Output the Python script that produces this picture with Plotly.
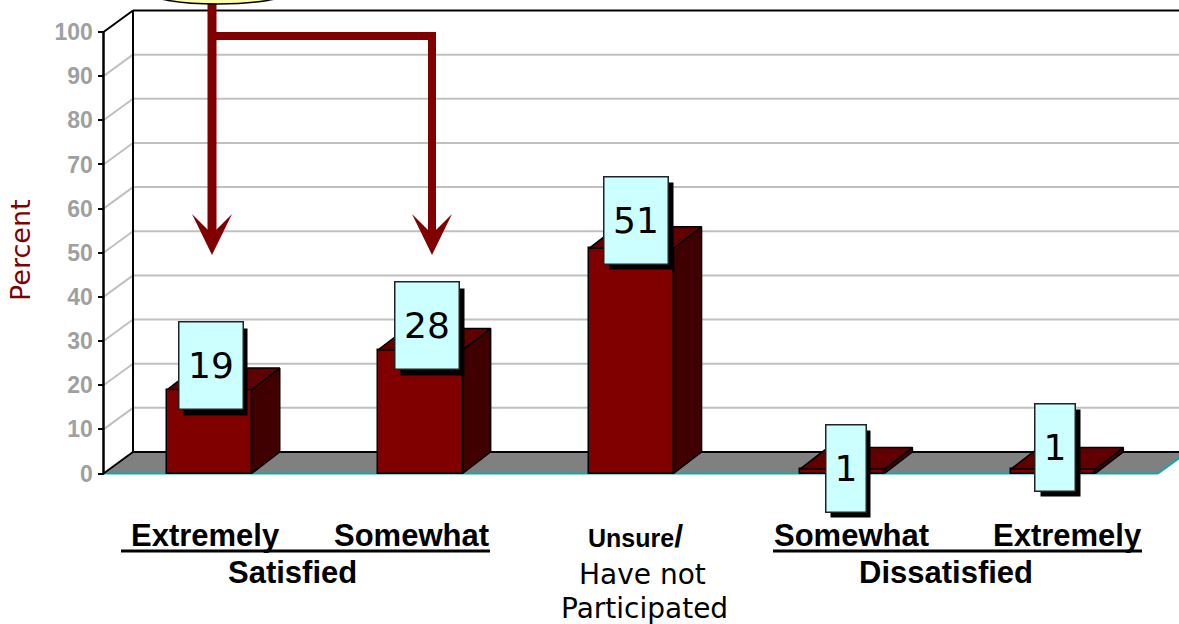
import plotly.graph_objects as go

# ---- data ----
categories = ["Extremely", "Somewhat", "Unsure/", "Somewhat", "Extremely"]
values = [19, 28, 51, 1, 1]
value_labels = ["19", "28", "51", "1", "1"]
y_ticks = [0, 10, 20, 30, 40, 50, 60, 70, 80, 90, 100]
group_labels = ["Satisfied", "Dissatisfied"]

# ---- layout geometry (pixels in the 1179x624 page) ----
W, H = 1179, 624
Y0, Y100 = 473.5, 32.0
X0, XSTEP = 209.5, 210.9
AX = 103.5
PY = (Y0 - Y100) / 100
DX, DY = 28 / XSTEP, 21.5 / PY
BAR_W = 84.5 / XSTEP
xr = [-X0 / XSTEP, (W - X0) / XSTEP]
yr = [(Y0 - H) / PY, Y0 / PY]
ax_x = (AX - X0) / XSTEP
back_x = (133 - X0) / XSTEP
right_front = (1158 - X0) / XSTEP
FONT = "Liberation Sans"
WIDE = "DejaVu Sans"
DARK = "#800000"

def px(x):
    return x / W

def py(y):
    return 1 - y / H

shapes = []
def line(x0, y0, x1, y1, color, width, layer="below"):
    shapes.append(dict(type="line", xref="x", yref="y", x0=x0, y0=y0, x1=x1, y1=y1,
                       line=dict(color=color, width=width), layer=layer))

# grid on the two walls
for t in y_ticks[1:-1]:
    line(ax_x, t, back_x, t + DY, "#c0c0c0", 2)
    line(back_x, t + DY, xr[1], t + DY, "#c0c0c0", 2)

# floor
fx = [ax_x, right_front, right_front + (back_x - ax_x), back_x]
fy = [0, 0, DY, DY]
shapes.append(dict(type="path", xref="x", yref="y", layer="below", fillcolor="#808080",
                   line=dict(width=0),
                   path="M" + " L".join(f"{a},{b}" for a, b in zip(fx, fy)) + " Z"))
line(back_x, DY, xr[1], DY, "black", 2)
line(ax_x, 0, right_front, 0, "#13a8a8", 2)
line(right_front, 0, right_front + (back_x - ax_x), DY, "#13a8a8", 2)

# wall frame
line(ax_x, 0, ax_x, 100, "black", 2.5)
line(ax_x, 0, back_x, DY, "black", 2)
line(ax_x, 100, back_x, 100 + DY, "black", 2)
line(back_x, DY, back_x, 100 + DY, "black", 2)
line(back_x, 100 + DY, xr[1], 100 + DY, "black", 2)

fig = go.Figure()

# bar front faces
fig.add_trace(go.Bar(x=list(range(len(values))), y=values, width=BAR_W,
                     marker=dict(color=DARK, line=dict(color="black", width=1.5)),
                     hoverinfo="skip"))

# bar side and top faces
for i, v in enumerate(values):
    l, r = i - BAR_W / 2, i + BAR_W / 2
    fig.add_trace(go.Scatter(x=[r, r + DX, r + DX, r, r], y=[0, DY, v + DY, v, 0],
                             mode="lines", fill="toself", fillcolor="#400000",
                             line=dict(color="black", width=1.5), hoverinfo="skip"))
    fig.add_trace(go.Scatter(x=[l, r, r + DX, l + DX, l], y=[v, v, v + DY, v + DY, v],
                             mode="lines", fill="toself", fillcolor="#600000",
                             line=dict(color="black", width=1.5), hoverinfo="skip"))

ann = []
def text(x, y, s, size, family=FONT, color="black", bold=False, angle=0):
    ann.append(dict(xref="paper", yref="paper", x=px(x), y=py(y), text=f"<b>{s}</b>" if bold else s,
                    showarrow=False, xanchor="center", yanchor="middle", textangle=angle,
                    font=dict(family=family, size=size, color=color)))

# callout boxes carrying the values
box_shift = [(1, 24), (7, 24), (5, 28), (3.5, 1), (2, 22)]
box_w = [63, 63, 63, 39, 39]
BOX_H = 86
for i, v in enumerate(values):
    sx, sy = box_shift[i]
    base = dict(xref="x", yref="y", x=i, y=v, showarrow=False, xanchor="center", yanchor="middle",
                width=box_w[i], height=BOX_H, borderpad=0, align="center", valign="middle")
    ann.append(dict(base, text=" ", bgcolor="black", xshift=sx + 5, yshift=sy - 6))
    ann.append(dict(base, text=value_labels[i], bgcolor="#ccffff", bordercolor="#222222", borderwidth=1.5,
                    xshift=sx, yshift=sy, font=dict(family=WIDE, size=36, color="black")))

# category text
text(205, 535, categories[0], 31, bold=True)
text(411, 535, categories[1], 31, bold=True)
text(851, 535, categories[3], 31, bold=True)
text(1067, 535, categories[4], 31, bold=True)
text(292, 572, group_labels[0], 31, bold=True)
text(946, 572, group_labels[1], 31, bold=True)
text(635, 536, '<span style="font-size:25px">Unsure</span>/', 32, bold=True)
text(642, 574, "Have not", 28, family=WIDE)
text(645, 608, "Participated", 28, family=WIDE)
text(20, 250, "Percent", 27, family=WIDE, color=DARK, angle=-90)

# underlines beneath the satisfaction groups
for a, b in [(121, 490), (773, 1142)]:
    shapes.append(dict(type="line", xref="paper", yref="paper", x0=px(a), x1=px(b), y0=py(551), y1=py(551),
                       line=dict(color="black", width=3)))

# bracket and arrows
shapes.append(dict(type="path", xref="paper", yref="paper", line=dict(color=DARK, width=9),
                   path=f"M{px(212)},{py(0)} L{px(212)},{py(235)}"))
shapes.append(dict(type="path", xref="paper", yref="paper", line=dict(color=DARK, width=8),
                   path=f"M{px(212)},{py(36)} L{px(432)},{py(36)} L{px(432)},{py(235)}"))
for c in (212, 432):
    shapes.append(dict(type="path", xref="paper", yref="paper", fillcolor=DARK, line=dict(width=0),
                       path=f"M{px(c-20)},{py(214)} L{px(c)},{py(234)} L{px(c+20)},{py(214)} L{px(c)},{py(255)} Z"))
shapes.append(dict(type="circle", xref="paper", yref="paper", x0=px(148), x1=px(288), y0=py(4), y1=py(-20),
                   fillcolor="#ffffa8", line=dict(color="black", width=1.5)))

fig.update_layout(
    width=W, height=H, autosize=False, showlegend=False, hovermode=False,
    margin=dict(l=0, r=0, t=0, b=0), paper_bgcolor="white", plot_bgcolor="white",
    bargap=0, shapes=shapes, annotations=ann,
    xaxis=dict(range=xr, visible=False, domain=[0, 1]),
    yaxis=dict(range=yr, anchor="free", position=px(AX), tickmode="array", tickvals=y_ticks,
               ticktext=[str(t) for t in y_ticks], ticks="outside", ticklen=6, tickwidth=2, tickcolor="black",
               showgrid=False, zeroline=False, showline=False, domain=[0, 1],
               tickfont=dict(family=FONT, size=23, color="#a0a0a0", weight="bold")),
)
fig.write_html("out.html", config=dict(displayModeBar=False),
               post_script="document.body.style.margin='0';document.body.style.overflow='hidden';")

> [STATED GOAL]:
Only the lines from the top of the data through the line with "return x / W" should be quoted, exactly and with both ends kept; skip the pictures.

> [THE SOLUTION]:
Output the Python script that produces this picture with Plotly.
import plotly.graph_objects as go

# ---- data ----
categories = ["Extremely", "Somewhat", "Unsure/", "Somewhat", "Extremely"]
values = [19, 28, 51, 1, 1]
value_labels = ["19", "28", "51", "1", "1"]
y_ticks = [0, 10, 20, 30, 40, 50, 60, 70, 80, 90, 100]
group_labels = ["Satisfied", "Dissatisfied"]

# ---- layout geometry (pixels in the 1179x624 page) ----
W, H = 1179, 624
Y0, Y100 = 473.5, 32.0
X0, XSTEP = 209.5, 210.9
AX = 103.5
PY = (Y0 - Y100) / 100
DX, DY = 28 / XSTEP, 21.5 / PY
BAR_W = 84.5 / XSTEP
xr = [-X0 / XSTEP, (W - X0) / XSTEP]
yr = [(Y0 - H) / PY, Y0 / PY]
ax_x = (AX - X0) / XSTEP
back_x = (133 - X0) / XSTEP
right_front = (1158 - X0) / XSTEP
FONT = "Liberation Sans"
WIDE = "DejaVu Sans"
DARK = "#800000"

def px(x):
    return x / W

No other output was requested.